In late February 2022, I grabbed my backpack and got on board one of the crowded airplanes heading to Istanbul. As numerous Russian scholars who spoke up against the war and for whom it was unbearable to stay in their country any longer, I fled. I was lucky enough to have that possibility (indeed, so many people who want to leave are unable to).

The initial period in a new country is the moment when one starts to settle in and build his own new habits. Have you already established some favorite rituals – maybe a place to go, a bite to eat, a person to hang out with – in Ghent?

In Ghent it is easy, for this city is so welcoming and, if I may use this word, cozy!

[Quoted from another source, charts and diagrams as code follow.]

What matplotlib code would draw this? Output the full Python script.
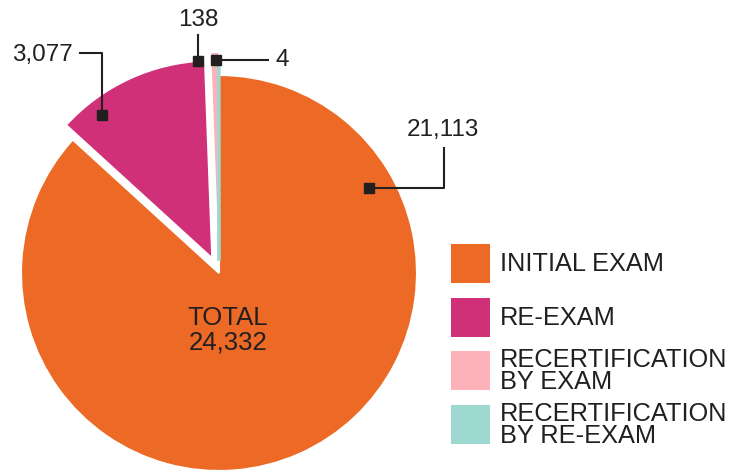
import matplotlib
matplotlib.use("Agg")
import matplotlib.pyplot as plt
from matplotlib.patches import Rectangle

# exam counts
categories = ["INITIAL EXAM", "RE-EXAM", "RECERTIFICATION\nBY EXAM", "RECERTIFICATION\nBY RE-EXAM"]
values = [21113, 3077, 138, 4]
value_labels = ["21,113", "3,077", "138", "4"]
colors = ["#EC6A25", "#D03077", "#FDB1B9", "#9DD9D1"]
explode_px = [0, 16, 22, 12]
total_label = "TOTAL\n24,332"

plt.rcParams["font.family"] = ["Liberation Sans", "DejaVu Sans"]

W, H = 745, 475
fig = plt.figure(figsize=(W / 100, H / 100), dpi=100)
ax = fig.add_axes([0, 0, 1, 1])

# pie drawn in pixel space, y measured from bottom (explode is absolute here)
cx, cy, r = 219, H - 273, 198
wedges, _ = ax.pie(values, colors=colors, startangle=90, counterclock=False,
                   center=(cx, cy), radius=r, explode=explode_px,
                   wedgeprops=dict(edgecolor="white", linewidth=1.5), frame=True)
# thin slices: no white edge so they stay visible, teal given its own outline
wedges[2].set_linewidth(0)
wedges[3].set_edgecolor(colors[3])
wedges[3].set_linewidth(2)
ax.set_xlim(0, W)
ax.set_ylim(0, H)
ax.set_aspect("equal")
ax.axis("off")

ax.text(cx + 9, H - 330, total_label, ha="center", va="center",
        fontsize=18.5, color="#231F20", linespacing=1.05)

# callouts: label text, leader line points, marker point
lc = "#231F20"
def callout(xs, ys, tx, ty, txt, ha):
    ax.plot(xs, [H - y for y in ys], color=lc, lw=1.5)
    ax.plot(xs[-1], H - ys[-1], "s", color=lc, ms=7.5)
    ax.text(tx, H - ty, txt, ha=ha, va="center", fontsize=17.5, color=lc)

callout([80, 102, 102], [53, 53, 115], 73, 55, value_labels[1], "right")
callout([198, 198], [35, 61], 198, 20, value_labels[2], "center")
callout([268, 216], [60, 60], 276, 60, value_labels[3], "left")
callout([444, 444, 369], [148, 188, 188], 443, 130, value_labels[0], "center")

# legend
box_tops = [244, 298, 351, 405]
for top, c, lab in zip(box_tops, colors, categories):
    ax.add_patch(Rectangle((451, H - top - 39), 39, 39, color=c, lw=0))
    ax.text(500, H - top - 20, lab, ha="left", va="center",
            fontsize=18.3, color=lc, linespacing=0.85)

fig.savefig("out.png", dpi=100)
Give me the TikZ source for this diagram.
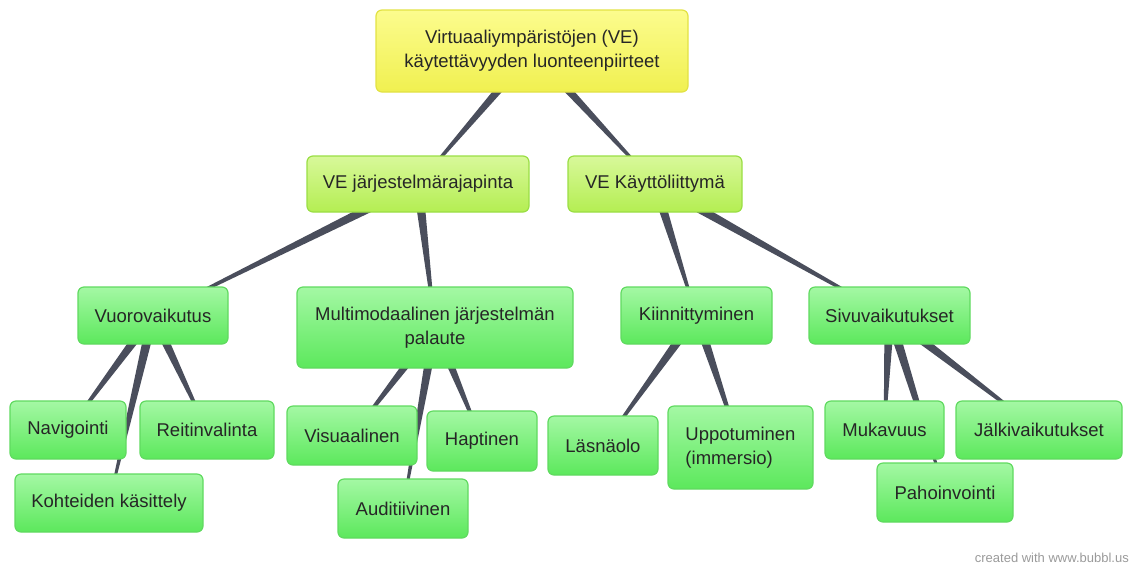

It boasts a marvelous selection of cafés, but almost directly upon my arrival I discovered an alternative to having a piece of cake in one of those: you can just take a broodpudding at Bloch and consume it meditatively in the stillness of Blandijn’s Japanese hortus conclusus. As for my other new rituals, I found a regular jam session to participate in and I joined a choir. Besides, I am enthusiastic about the fact that Ghent has so much water. I grew up at the riverside, so the mere fact of crossing two bridges on my way to the university is a gratifying routine.

Last question for a travelling academic: what is the one book that you must always bring with you when you move to a new country?L

Well, this might sound strange from a person who works with manuscripts, but the nomadic life I have got used to over the past decade has taught me that living close to a good library is more important than possessing books. Hence, to my mind, the only indispensable book-like object to carry with you whenever you move to a new country is your head!

Thanks for taking the time to answer our questions, Grigory! We are glad to have you with us and we wish you the best of luck with your work!